Боги мои! Я взываю к вам! Сметите препятствия прочь с нашего пути!
Общество, в котором я живу, постепенно становится неинтересным, одномерным, скучным и безъязыким. Таким было, видимо, общество в шестнадцатом веке. Культивируются хитроумные методы выживания, но работников всё меньше. Всё больше обрюзгших попиков, полицейских, шпиков и бандитов разных мастей. Дух развитых личностей угнетён. Мечта умерщвлена. Вместо вековой мечты о равенстве – предложено не стремится к этому на земле, но уповать, что таковое устроено в небесах. Дух гнилой и все понимают, что всё это не может продолжаться долго.
Сейчас в моём городе идут выборы. Несколько совершенно отпетых уголовных личностей соревнуются между собой в святом деле зрительских симпатий.

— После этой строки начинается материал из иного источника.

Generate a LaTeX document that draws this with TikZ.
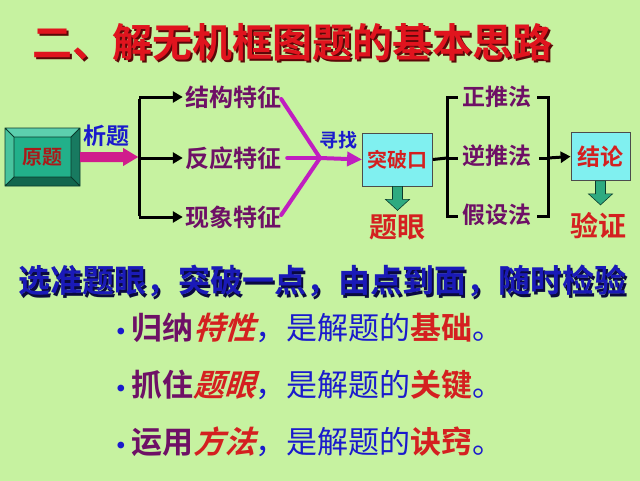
\documentclass[tikz,border=0pt]{standalone}
\usepackage{fontspec}
\usetikzlibrary{arrows.meta}
\newfontfamily\cjk{Noto Sans CJK SC}[BoldFont={Noto Sans CJK SC Bold}]
\newfontfamily\cjkit{Noto Sans CJK SC Bold}[FakeSlant=0.3]
\definecolor{bgtop}{HTML}{C6F2A0}
\definecolor{bgmid}{HTML}{FCFBCC}
\definecolor{bgbot}{HTML}{C6F2A0}
\definecolor{ttlred}{HTML}{E0141E}
\definecolor{shdred}{HTML}{5A0808}
\definecolor{navy}{HTML}{1A1AB8}
\definecolor{navysh}{HTML}{0A0A40}
\definecolor{txtblue}{HTML}{1A1ACC}
\definecolor{purp}{HTML}{6E1066}
\definecolor{magline}{HTML}{C01EC0}
\definecolor{pinkarr}{HTML}{D01C8C}
\definecolor{boxred}{HTML}{D42020}
\definecolor{cyanbox}{HTML}{80F0F0}
\definecolor{grnface}{HTML}{22B08A}
\definecolor{grnlight}{HTML}{5CCFAE}
\definecolor{grnlight2}{HTML}{48C49E}
\definecolor{grndark}{HTML}{187A60}
\definecolor{grndark2}{HTML}{12664E}
\definecolor{grnedge}{HTML}{0A3A2C}
\definecolor{arrgreen}{HTML}{2EAA80}
\tikzset{
  fs/.style={font=\cjk\bfseries\fontsize{#1}{#1}\selectfont},
  feat/.style={fs=24, text=purp, inner sep=2pt},
  meth/.style={fs=23, text=purp, inner sep=2pt},
  lab/.style={fs=#1, text=txtblue, inner sep=0pt},
  cbox/.style={draw=black!70, line width=0.8pt, fill=cyanbox, text=boxred, inner sep=0pt},
  bigred/.style={fs=28, text=boxred, inner sep=0pt},
  blk/.style={line width=3pt, black},
  blkarr/.style={blk, -{Triangle[length=10pt,width=11pt]}},
  mag/.style={line width=4pt, magline, line cap=round},
  bul/.style={inner sep=0pt, anchor=west, font=\cjk\fontsize{31}{31}\selectfont},
}
\newcommand{\grnarrow}[2]{% top point, length
  \filldraw[fill=arrgreen, draw=grnedge, line width=0.6pt]
    (#1) ++(-5,0) -- ++(0,#2-11) -- ++(-7,0) -- ++(12,11) -- ++(12,-11) -- ++(-7,0) -- ++(0,-#2+11) -- cycle;}
\newcommand{\bdot}{\textcolor{txtblue}{{\normalfont\fontsize{30}{30}\selectfont\textbullet}}}
\begin{document}
\begin{tikzpicture}[x=1pt,y=-1pt]
\useasboundingbox (0,0) rectangle (640,480);
\shade[top color=bgtop, middle color=bgmid, bottom color=bgbot] (0,0) rectangle (640,480);

% title
\node[fs=40, text=shdred, inner sep=0] at (294.5,44.5) {二、解无机框图题的基本思路};
\node[fs=40, text=ttlred, inner sep=0] (title) at (292,42) {二、解无机框图题的基本思路};

% yuanti beveled box
\node[minimum width=75pt, minimum height=58pt, inner sep=0] (yt) at (42.5,157) {};
\fill[grnlight] (5,128) -- (80,128) -- (71,137) -- (14,137) -- cycle;
\fill[grnlight2] (5,128) -- (14,137) -- (14,177) -- (5,186) -- cycle;
\fill[grndark] (80,128) -- (80,186) -- (71,177) -- (71,137) -- cycle;
\fill[grndark2] (5,186) -- (80,186) -- (71,177) -- (14,177) -- cycle;
\fill[grnface] (14,137) rectangle (71,177);
\draw[grnedge, line width=0.8pt] (5,128) rectangle (80,186) (14,137) rectangle (71,177)
  (5,128) -- (14,137) (80,128) -- (71,137) (80,186) -- (71,177) (5,186) -- (14,177);
\node[fs=20, text=boxred!80!black, inner sep=0] at (yt) {原题};

% pink arrow
\fill[pinkarr] (yt.east) ++(0,-5) -- ++(43,0) -- ++(0,-4) -- ++(15,9) -- ++(-15,9) -- ++(0,-4) -- ++(-43,0) -- cycle;
\node[lab=23] (xt) at (106,136) {析题};

% features
\node[feat] (f1) at (233,97) {结构特征};
\node[feat] (f2) at (233,158) {反应特征};
\node[feat] (f3) at (233,217) {现象特征};
\coordinate (b1) at (139,97);
\coordinate (b2) at (139,158);
\coordinate (b3) at (139,217);
\draw[blk] ([yshift=-1.5pt]b1) -- ([yshift=1.5pt]b3);
\draw[blkarr] (b1) -- (f1.west);
\draw[blkarr] (b2) -- (f2.west);
\draw[blkarr] (b3) -- (f3.west);

% magenta converging lines
\coordinate (m) at (320,158);
\draw[mag] (f1.east) ++(-2,2) -- (m);
\draw[mag] (f2.east) ++(4,0) -- (m);
\draw[mag] (f3.east) ++(-2,-2) -- (m);
\node[cbox, minimum width=70pt, minimum height=53pt, fs=20, text=boxred] (tpk) at (397.5,159.5) {突破口};
\draw[line width=4pt, magline, -{Triangle[length=15pt,width=14pt]}] (m) -- (tpk.west);
\node[lab=19] (xz) at (338,140) {寻找};

% tiyan
\grnarrow{tpk.south}{24}
\node[bigred] (ty) at (397,227) {题眼};

% methods
\node[meth] (p1) at (497,97) {正推法};
\node[meth] (p2) at (497,156) {逆推法};
\node[meth] (p3) at (497,215) {假设法};
\coordinate (l1) at (447,97);
\coordinate (l2) at (447,158);
\coordinate (l3) at (447,216);
\coordinate (r1) at (548,97);
\coordinate (r2) at (548,158);
\coordinate (r3) at (548,216);
\draw[blk] (tpk.east) -- (l2);
\draw[blk] ([xshift=11pt]l1) -- (l1) -- (l3) -- ([xshift=11pt]l3);
\draw[blk] (l2) -- ([xshift=11pt]l2);
\draw[blk] ([xshift=-11pt]r1) -- (r1) -- (r3) -- ([xshift=-11pt]r3);
\draw[blk] ([xshift=-9pt]r2) -- (r2);
\node[cbox, minimum width=59pt, minimum height=48pt, fs=23, text=boxred] (jl) at (600.5,156.5) {结论};
\draw[blkarr] (r2) -- (jl.west);
\grnarrow{jl.south}{24}
\node[bigred] (yz) at (598,226) {验证};

% slogan
\node[fs=32, text=navysh, inner sep=0] at (324.5,283.5) {选准题眼，突破一点，由点到面，随时检验};
\node[fs=32, text=navy, inner sep=0] (sl) at (323,281) {选准题眼，突破一点，由点到面，随时检验};

% bullets
\node[bul] (u1) at (110,328) {\bdot\textcolor{purp}{\bfseries 归纳}\textcolor{boxred}{\cjkit 特性}\textcolor{txtblue}{，是解题的}\textcolor{boxred}{\bfseries 基础}\textcolor{txtblue}{。}};
\node[bul] (u2) at (110,385) {\bdot\textcolor{purp}{\bfseries 抓住}\textcolor{boxred}{\cjkit 题眼}\textcolor{txtblue}{，是解题的}\textcolor{boxred}{\bfseries 关键}\textcolor{txtblue}{。}};
\node[bul] (u3) at (110,442) {\bdot\textcolor{purp}{\bfseries 运用}\textcolor{boxred}{\cjkit 方法}\textcolor{txtblue}{，是解题的}\textcolor{boxred}{\bfseries 诀窍}\textcolor{txtblue}{。}};
\end{tikzpicture}
\end{document}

Борьба идёт за кресло отца города. Таких морд я не видел даже в городском зоопарке. Потом эти уголовные уроды устроят здесь восьмидесятилетие «великой победы», как они это называют. Фу-ты-ну-ты-ножки-гнуты! Удивили! Их следовало бы расстрелять всех из пулемёта, всю эту отпетую мразь!
У моей родины два возможных пути – вместе с христианскими попами – на кладбище, либо – в неведомое и возможно трагическое будущее. Я иду вторым путём, не оглядываясь на то, куда идут сто миллионов моих слепых земляков.